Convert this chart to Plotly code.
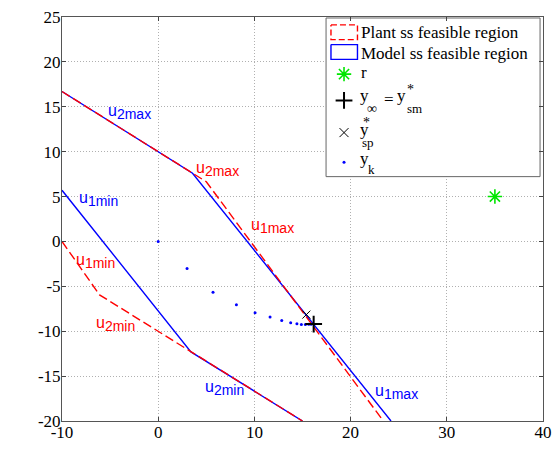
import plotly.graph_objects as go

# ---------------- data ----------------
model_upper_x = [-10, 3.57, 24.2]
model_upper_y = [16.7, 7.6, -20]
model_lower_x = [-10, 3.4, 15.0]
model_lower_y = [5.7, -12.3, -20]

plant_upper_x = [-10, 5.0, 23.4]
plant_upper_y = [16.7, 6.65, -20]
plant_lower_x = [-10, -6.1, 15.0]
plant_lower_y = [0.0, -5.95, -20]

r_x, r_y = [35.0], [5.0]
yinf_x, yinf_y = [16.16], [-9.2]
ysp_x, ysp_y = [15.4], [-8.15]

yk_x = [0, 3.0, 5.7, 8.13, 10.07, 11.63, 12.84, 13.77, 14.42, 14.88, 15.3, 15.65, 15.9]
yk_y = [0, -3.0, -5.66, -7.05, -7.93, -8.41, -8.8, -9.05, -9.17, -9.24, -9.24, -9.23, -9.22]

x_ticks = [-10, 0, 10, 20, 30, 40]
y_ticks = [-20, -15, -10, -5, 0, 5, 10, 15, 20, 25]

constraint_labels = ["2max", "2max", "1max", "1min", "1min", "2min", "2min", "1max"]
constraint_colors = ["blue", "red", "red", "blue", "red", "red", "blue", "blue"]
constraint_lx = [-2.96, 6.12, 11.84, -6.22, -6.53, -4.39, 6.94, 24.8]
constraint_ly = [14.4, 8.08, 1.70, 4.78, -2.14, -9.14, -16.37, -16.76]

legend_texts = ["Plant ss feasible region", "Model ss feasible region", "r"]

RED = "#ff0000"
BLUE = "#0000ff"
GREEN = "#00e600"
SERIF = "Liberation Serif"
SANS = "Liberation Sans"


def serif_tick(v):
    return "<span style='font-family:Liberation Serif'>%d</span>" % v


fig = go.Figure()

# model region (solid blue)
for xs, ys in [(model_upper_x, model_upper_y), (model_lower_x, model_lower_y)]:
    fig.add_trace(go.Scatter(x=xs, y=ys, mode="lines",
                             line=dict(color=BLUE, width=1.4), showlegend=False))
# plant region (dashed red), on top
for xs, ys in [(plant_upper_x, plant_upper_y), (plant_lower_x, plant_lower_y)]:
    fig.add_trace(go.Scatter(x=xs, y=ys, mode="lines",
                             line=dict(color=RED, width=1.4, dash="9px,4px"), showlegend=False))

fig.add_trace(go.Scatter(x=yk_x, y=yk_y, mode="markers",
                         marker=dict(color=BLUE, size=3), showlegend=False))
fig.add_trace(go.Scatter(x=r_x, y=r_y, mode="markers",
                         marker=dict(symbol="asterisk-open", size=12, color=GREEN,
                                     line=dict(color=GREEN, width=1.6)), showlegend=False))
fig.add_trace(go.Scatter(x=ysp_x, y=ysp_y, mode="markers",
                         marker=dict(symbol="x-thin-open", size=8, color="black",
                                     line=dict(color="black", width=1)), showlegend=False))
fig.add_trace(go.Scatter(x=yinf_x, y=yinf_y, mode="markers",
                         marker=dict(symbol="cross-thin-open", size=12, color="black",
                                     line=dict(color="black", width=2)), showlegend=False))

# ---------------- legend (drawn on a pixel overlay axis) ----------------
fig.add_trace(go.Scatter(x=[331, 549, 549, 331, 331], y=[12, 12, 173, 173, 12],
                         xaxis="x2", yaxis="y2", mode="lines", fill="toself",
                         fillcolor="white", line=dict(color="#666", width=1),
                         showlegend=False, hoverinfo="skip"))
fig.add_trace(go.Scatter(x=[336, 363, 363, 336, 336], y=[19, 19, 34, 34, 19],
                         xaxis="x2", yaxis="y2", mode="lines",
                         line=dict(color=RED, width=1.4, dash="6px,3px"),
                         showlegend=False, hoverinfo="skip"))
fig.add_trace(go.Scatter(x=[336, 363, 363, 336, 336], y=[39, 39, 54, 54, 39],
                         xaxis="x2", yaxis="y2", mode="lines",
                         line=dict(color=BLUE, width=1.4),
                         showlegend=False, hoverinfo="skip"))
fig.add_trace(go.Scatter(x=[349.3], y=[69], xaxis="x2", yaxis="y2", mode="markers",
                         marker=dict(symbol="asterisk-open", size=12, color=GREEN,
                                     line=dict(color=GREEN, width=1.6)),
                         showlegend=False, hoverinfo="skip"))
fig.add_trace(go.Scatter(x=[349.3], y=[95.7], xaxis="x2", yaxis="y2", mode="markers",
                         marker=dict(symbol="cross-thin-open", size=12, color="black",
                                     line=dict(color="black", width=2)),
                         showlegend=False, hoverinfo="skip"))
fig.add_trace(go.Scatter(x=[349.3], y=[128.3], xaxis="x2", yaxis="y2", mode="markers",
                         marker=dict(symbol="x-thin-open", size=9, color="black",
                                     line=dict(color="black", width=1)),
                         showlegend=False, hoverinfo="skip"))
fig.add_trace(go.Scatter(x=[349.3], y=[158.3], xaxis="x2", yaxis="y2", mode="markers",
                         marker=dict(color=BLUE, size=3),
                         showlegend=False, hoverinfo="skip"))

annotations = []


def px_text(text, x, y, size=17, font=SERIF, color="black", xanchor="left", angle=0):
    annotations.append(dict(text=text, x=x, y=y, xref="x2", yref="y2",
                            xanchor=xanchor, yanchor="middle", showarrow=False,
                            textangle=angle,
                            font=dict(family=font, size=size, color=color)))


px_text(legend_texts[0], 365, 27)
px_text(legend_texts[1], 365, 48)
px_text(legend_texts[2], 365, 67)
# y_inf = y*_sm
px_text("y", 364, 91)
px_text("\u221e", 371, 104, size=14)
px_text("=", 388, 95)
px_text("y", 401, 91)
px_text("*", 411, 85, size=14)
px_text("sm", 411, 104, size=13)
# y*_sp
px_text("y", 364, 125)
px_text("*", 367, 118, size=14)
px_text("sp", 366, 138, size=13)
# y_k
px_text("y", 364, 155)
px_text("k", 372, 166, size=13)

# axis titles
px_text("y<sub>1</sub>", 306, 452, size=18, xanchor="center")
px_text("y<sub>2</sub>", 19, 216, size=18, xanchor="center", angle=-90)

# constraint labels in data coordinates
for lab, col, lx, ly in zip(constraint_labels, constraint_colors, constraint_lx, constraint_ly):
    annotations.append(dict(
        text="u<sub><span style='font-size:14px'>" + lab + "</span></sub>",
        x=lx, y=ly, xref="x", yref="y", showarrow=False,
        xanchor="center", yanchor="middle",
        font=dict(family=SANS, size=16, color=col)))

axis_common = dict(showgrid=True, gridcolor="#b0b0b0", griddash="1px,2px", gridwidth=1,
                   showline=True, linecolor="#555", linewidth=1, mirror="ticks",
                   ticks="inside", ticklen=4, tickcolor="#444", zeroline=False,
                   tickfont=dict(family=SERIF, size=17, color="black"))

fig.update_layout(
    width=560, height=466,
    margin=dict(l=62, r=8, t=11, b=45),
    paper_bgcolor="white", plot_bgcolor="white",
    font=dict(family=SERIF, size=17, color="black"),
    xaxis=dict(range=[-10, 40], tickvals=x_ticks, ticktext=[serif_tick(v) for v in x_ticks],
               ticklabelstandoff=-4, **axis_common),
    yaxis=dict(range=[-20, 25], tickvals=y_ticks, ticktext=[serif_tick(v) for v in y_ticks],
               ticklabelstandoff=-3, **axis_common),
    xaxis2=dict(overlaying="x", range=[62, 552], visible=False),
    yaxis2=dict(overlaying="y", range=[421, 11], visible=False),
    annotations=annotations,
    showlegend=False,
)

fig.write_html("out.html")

════════════════

§ **Given exercise**:
Every line from the top of the material above through the line with "plant_lower_y = [0.0, -5.95, -20]" should be duplicated exactly, please; leave out the pictures.

§ **Complete output**:
Convert this chart to Plotly code.
import plotly.graph_objects as go

# ---------------- data ----------------
model_upper_x = [-10, 3.57, 24.2]
model_upper_y = [16.7, 7.6, -20]
model_lower_x = [-10, 3.4, 15.0]
model_lower_y = [5.7, -12.3, -20]

plant_upper_x = [-10, 5.0, 23.4]
plant_upper_y = [16.7, 6.65, -20]
plant_lower_x = [-10, -6.1, 15.0]
plant_lower_y = [0.0, -5.95, -20]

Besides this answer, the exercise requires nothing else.